Other economic activities are also hurt. Fires destroy the smaller plants and saplings in the forests, impacting those who raise livestock.
Namajhani, who owns 50 goats, knows that very well. “Rearing my goats is my major source of income, after the forest fire in 2015, they had very limited fodder to graze upon,” she says.
But this year, even as much of Odisha’s forests burned, Budhabhyapari and Daringbadi saw no forest fires. Climatic conditions apart, this village has something unique preventing forest fires: efforts by a group of women.
By the onset of February, the forest floor is covered with dry leaves about 2-3 inches high. “We divide patches of forests, and clear out the dry leaves from the forest floor, creating fire lines, explains Namajhini, who also participates in the process. “The dry leaves on the floor ignite easily,” she continues.

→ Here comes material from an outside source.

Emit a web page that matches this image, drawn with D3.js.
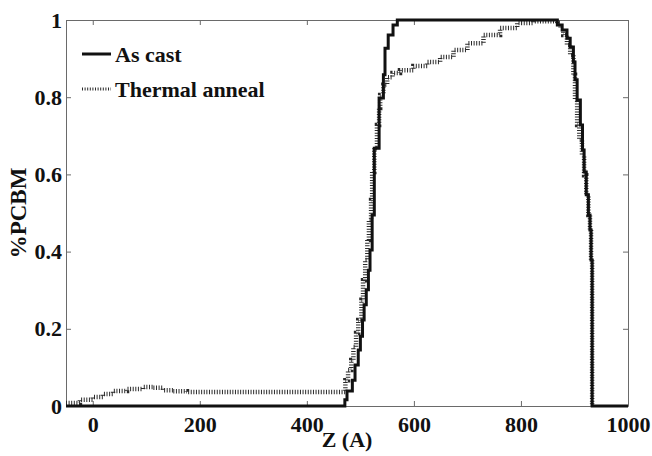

“Clearing them out in lines ensures that even if the forest catches fire, it would not move from one part of the forest to the other,” Dhaneshwar adds on. The women-led group also patrols the forests regularly to catch the fire at its earlier stage.

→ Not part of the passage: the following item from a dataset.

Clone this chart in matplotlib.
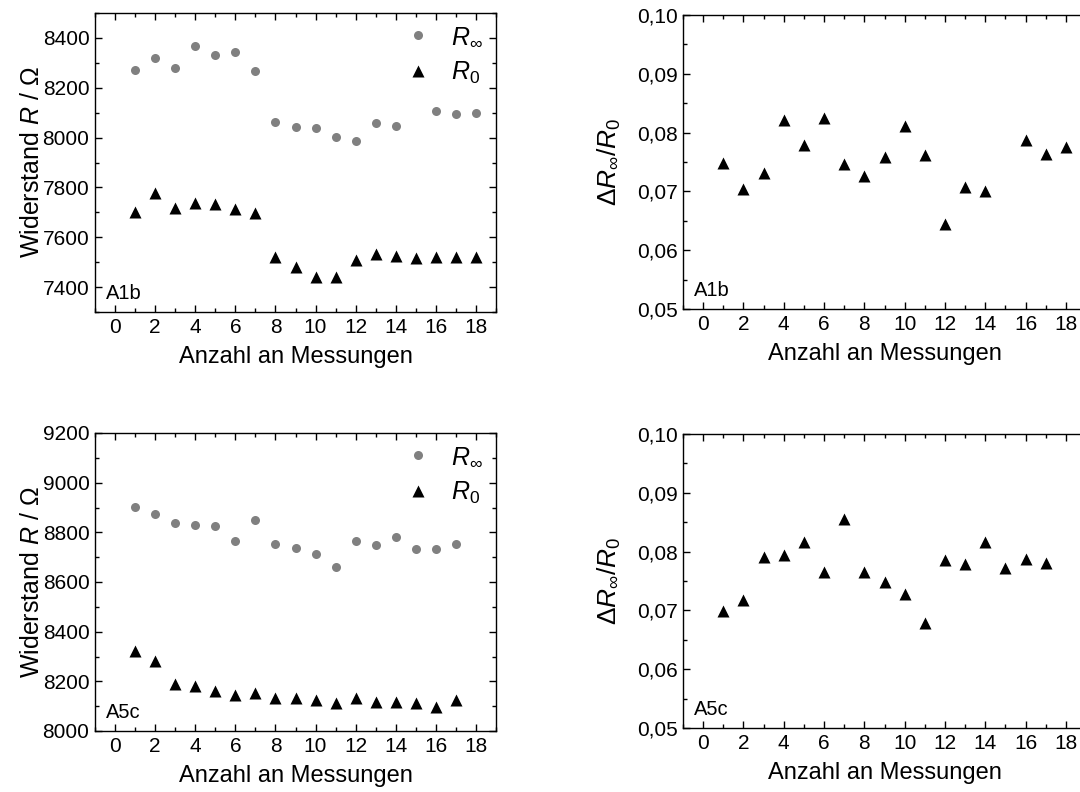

These efforts have gained momentum in the last 5 years. One of the factors behind this gear change was initiating the conversation on legal ownership of forests. In 2006, the Central Government passed the Forest Rights Act to ascertain the rights of the communities that depend on forest land. Through an intensive procedure, it legally places the ownership for the forests’ use, management and protection with the communities.

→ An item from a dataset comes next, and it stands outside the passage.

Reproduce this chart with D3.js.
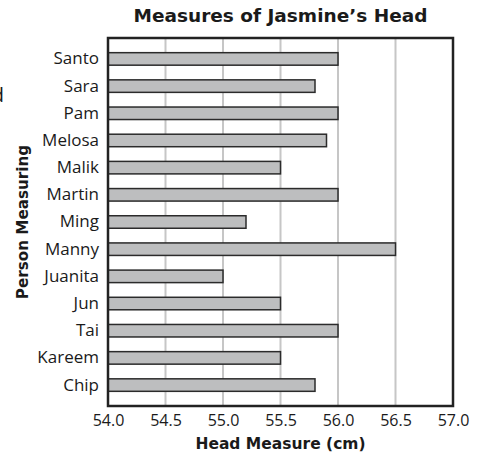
<!DOCTYPE html>
<html>
<head>
<meta charset="utf-8">
<script src="https://cdn.jsdelivr.net/npm/d3@7"></script>
<style>
  body { margin: 0; background: #fff; }
  svg { display: block; font-family: 'Open Sans', sans-serif; }
</style>
</head>
<body>
<div id="chart"></div>
<script>
const people = ['Santo', 'Sara', 'Pam', 'Melosa', 'Malik', 'Martin', 'Ming', 'Manny', 'Juanita', 'Jun', 'Tai', 'Kareem', 'Chip']
const measures = [56.0, 55.8, 56.0, 55.9, 55.5, 56.0, 55.2, 56.5, 55.0, 55.5, 56.0, 55.5, 55.8]
const xTicks = [54.0, 54.5, 55.0, 55.5, 56.0, 56.5, 57.0]

const W = 480
const H = 456
const margin = { top: 38, left: 108, right: 27, bottom: 50 }
const width = W - margin.left - margin.right
const height = H - margin.top - margin.bottom
const boldFont = "'DejaVu Sans', sans-serif"

const svg = d3.select('#chart')
  .append('svg')
  .attr('width', W)
  .attr('height', H)

const g = svg.append('g')
  .attr('transform', `translate(${margin.left}, ${margin.top})`)

const x = d3.scaleLinear() // cm
  .domain([54, 57])
  .range([0, width])

const y = d3.scaleBand()
  .domain(people)
  .range([0, height])
  .padding(0.54)

// grid lines
g.selectAll('.grid')
  .data(xTicks.slice(1, -1))
  .enter()
  .append('line')
  .attr('x1', d => x(d))
  .attr('x2', d => x(d))
  .attr('y1', 0)
  .attr('y2', height)
  .attr('stroke', '#c6c6c6')
  .attr('stroke-width', 2)

const data = people.map((p, i) => ({ name: p, value: measures[i] }))

g.selectAll('.bar')
  .data(data)
  .enter()
  .append('rect')
  .attr('x', x(54))
  .attr('y', d => y(d.name))
  .attr('width', d => x(d.value) - x(54))
  .attr('height', y.bandwidth())
  .attr('fill', '#bdbebf')
  .attr('stroke', '#2b2b2b')
  .attr('stroke-width', 1.5)

// frame
g.append('rect')
  .attr('width', width)
  .attr('height', height)
  .attr('fill', 'none')
  .attr('stroke', '#222')
  .attr('stroke-width', 2.5)

// axes (no tick marks, only labels)
const xAxis = g.append('g')
  .attr('transform', `translate(0, ${height})`)
  .call(d3.axisBottom(x).tickValues(xTicks).tickSize(0).tickPadding(9).tickFormat(d3.format('.1f')))
xAxis.select('.domain').remove()
xAxis.selectAll('text')
  .attr('font-size', 16)
  .attr('font-family', "'Open Sans', sans-serif")
  .attr('fill', '#1a1a1a')

const yAxis = g.append('g')
  .call(d3.axisLeft(y).tickSize(0).tickPadding(9))
yAxis.select('.domain').remove()
yAxis.selectAll('text')
  .attr('font-size', 17)
  .attr('font-family', "'Open Sans', sans-serif")
  .attr('fill', '#1a1a1a')

// titles
svg.append('text')
  .attr('x', margin.left + width / 2)
  .attr('y', 22)
  .attr('text-anchor', 'middle')
  .attr('font-family', boldFont)
  .attr('font-size', 18.5)
  .attr('font-weight', 'bold')
  .attr('fill', '#1a1a1a')
  .text('Measures of Jasmine’s Head')

svg.append('text')
  .attr('x', margin.left + width / 2)
  .attr('y', 449)
  .attr('text-anchor', 'middle')
  .attr('font-family', boldFont)
  .attr('font-size', 15.5)
  .attr('font-weight', 'bold')
  .attr('fill', '#1a1a1a')
  .text('Head Measure (cm)')

svg.append('text')
  .attr('transform', `translate(28, ${margin.top + height / 2}) rotate(-90)`)
  .attr('text-anchor', 'middle')
  .attr('font-family', boldFont)
  .attr('font-size', 15.2)
  .attr('font-weight', 'bold')
  .attr('fill', '#1a1a1a')
  .text('Person Measuring')

// cropped letter at the left edge of the source picture
svg.append('text')
  .attr('x', 4)
  .attr('y', 102)
  .attr('text-anchor', 'end')
  .attr('font-size', 20)
  .attr('fill', '#1a1a1a')
  .text('d')
</script>
</body>
</html>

“After villages started filing their claims for rights under FRA, we saw that instances of fire became fewer by 70-80%”, says Sushant Dalai, who is with Vasundhara, an NGO working with local communities in Odisha on FRA.
In 2008, Namajhini held a meeting in her village. She discussed the need of this historic act which could shift the responsibility and ownership back to the community, from the tight hold of the Forest Department. Then, they formed a 15-member ‘Forest Rights Committee,’ of which she’s a member.
In 2015, the committee filed claims to receive ownership for the common forests of the village. The process is still ongoing.
In the meanwhile, the committee has kept up the debate about protecting forests. Last August, they planted more than 5000 indigenous trees with support from the Forest Department.
“At the beginning, it took a lot of convincing to get everyone to start protecting the forests,” says Namajhini. This was particularly difficult since many tribals cut down Sal and Teak trees of the forests to sell. “But now, the committee meets every month. Most people in the village now support us to protect the forests, including the efforts to prevent the fires.”
By making these forests their “own”, legal recognition of their rights under FRA would keep the momentum behind such conservation efforts.